## begin
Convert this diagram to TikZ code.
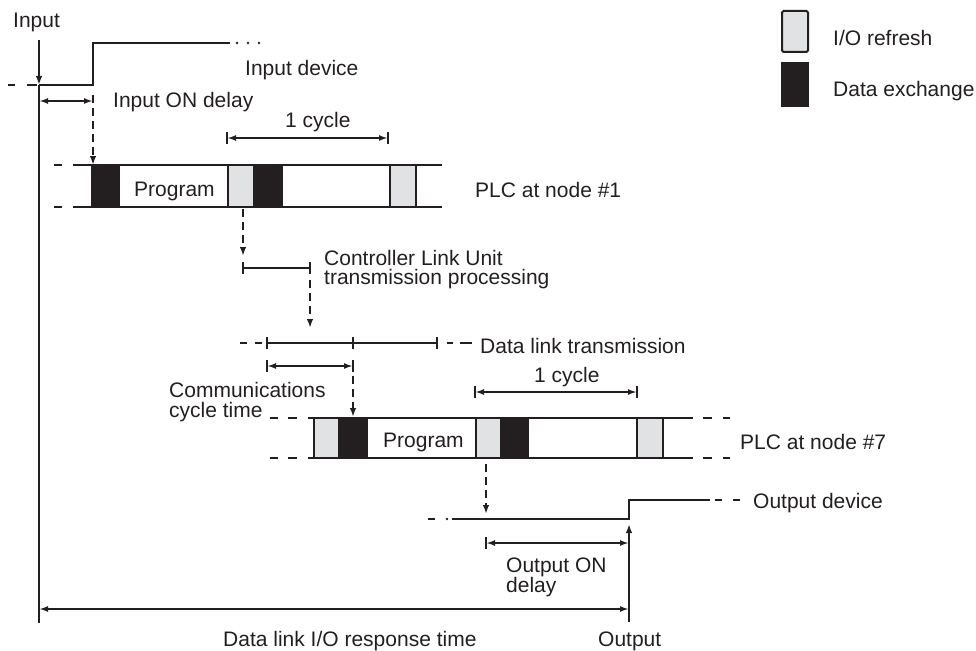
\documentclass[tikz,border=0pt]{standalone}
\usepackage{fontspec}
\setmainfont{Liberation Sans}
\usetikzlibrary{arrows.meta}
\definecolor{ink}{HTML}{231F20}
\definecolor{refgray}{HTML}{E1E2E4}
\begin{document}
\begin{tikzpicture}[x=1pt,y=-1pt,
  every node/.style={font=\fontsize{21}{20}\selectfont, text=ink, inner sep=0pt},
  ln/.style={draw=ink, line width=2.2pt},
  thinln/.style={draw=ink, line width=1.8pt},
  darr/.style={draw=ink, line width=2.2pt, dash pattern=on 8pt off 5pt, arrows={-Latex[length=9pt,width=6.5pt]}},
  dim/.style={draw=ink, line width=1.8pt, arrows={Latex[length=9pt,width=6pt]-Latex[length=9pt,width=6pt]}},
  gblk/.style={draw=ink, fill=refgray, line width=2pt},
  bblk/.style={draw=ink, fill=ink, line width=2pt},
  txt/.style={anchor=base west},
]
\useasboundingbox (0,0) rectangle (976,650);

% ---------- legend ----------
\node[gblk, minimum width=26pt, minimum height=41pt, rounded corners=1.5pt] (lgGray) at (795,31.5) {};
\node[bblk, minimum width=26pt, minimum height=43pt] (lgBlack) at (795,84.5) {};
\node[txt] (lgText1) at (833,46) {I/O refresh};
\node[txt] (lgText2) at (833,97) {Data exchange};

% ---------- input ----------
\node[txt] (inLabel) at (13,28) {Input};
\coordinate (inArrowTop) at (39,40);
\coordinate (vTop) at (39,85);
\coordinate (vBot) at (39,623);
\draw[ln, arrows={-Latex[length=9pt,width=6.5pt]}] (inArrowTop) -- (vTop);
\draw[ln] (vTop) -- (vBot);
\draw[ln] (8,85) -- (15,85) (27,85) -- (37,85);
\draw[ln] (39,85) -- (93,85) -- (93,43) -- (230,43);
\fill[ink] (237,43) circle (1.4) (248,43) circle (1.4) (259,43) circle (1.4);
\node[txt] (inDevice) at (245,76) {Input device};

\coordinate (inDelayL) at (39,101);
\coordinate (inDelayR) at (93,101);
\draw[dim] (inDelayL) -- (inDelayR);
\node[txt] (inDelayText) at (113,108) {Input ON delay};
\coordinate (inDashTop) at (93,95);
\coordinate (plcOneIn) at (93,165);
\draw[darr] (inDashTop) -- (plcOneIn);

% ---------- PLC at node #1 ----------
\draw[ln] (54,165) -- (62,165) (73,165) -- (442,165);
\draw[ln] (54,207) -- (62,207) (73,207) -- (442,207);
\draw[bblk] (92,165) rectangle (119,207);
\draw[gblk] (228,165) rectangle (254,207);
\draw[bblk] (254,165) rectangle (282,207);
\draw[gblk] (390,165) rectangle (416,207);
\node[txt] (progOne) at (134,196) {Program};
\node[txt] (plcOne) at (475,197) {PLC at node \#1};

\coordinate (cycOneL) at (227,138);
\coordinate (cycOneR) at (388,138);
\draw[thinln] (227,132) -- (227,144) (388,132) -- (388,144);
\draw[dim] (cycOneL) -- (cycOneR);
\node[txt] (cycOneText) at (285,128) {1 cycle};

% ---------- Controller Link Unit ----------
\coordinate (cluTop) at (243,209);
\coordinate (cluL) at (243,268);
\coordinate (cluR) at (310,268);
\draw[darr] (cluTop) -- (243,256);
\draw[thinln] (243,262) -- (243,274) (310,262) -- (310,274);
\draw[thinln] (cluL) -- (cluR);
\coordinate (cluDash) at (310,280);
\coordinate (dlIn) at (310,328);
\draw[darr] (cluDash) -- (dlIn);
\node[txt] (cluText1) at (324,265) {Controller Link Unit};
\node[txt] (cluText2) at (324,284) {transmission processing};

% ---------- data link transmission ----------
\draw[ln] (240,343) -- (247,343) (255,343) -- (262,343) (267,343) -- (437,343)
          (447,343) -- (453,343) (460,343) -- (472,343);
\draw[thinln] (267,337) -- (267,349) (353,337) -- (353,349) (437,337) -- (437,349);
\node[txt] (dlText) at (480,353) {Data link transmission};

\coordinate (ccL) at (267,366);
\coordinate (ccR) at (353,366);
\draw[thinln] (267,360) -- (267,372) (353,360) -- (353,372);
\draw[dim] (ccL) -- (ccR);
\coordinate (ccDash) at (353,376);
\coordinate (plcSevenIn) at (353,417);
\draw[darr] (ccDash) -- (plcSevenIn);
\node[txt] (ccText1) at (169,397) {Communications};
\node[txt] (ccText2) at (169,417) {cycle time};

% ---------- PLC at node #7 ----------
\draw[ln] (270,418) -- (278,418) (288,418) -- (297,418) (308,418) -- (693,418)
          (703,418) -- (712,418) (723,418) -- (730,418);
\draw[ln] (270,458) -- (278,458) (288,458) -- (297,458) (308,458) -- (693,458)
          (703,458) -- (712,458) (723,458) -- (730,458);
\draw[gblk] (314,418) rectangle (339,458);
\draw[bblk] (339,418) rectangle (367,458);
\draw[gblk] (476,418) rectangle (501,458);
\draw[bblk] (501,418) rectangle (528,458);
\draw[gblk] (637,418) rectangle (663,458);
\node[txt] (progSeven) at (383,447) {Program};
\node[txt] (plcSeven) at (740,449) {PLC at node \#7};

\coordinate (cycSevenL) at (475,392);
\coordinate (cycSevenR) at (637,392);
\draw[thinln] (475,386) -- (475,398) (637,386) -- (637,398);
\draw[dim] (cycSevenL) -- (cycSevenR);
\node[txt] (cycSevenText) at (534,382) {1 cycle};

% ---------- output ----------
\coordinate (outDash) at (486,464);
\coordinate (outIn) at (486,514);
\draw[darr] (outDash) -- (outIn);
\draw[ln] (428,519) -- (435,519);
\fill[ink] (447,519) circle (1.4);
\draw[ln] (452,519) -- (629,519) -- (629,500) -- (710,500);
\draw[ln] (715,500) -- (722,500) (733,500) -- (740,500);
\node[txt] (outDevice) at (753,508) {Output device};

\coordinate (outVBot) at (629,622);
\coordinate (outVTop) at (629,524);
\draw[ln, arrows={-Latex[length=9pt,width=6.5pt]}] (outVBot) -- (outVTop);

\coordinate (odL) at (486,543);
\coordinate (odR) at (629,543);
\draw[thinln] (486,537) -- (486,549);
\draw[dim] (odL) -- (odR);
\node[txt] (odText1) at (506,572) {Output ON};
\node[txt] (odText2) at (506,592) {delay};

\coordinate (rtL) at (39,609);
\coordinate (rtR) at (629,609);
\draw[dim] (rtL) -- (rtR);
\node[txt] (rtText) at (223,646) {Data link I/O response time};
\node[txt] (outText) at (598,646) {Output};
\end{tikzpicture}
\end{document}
## end
* **What you are asked to do**:
Pictures are excluded; extract exactly the lines from the start of the data through the line that holds "(inDashTop) -- (plcOneIn);", both ends included.

* **Right answer**:
Convert this diagram to TikZ code.
\documentclass[tikz,border=0pt]{standalone}
\usepackage{fontspec}
\setmainfont{Liberation Sans}
\usetikzlibrary{arrows.meta}
\definecolor{ink}{HTML}{231F20}
\definecolor{refgray}{HTML}{E1E2E4}
\begin{document}
\begin{tikzpicture}[x=1pt,y=-1pt,
  every node/.style={font=\fontsize{21}{20}\selectfont, text=ink, inner sep=0pt},
  ln/.style={draw=ink, line width=2.2pt},
  thinln/.style={draw=ink, line width=1.8pt},
  darr/.style={draw=ink, line width=2.2pt, dash pattern=on 8pt off 5pt, arrows={-Latex[length=9pt,width=6.5pt]}},
  dim/.style={draw=ink, line width=1.8pt, arrows={Latex[length=9pt,width=6pt]-Latex[length=9pt,width=6pt]}},
  gblk/.style={draw=ink, fill=refgray, line width=2pt},
  bblk/.style={draw=ink, fill=ink, line width=2pt},
  txt/.style={anchor=base west},
]
\useasboundingbox (0,0) rectangle (976,650);

% ---------- legend ----------
\node[gblk, minimum width=26pt, minimum height=41pt, rounded corners=1.5pt] (lgGray) at (795,31.5) {};
\node[bblk, minimum width=26pt, minimum height=43pt] (lgBlack) at (795,84.5) {};
\node[txt] (lgText1) at (833,46) {I/O refresh};
\node[txt] (lgText2) at (833,97) {Data exchange};

% ---------- input ----------
\node[txt] (inLabel) at (13,28) {Input};
\coordinate (inArrowTop) at (39,40);
\coordinate (vTop) at (39,85);
\coordinate (vBot) at (39,623);
\draw[ln, arrows={-Latex[length=9pt,width=6.5pt]}] (inArrowTop) -- (vTop);
\draw[ln] (vTop) -- (vBot);
\draw[ln] (8,85) -- (15,85) (27,85) -- (37,85);
\draw[ln] (39,85) -- (93,85) -- (93,43) -- (230,43);
\fill[ink] (237,43) circle (1.4) (248,43) circle (1.4) (259,43) circle (1.4);
\node[txt] (inDevice) at (245,76) {Input device};

\coordinate (inDelayL) at (39,101);
\coordinate (inDelayR) at (93,101);
\draw[dim] (inDelayL) -- (inDelayR);
\node[txt] (inDelayText) at (113,108) {Input ON delay};
\coordinate (inDashTop) at (93,95);
\coordinate (plcOneIn) at (93,165);
\draw[darr] (inDashTop) -- (plcOneIn);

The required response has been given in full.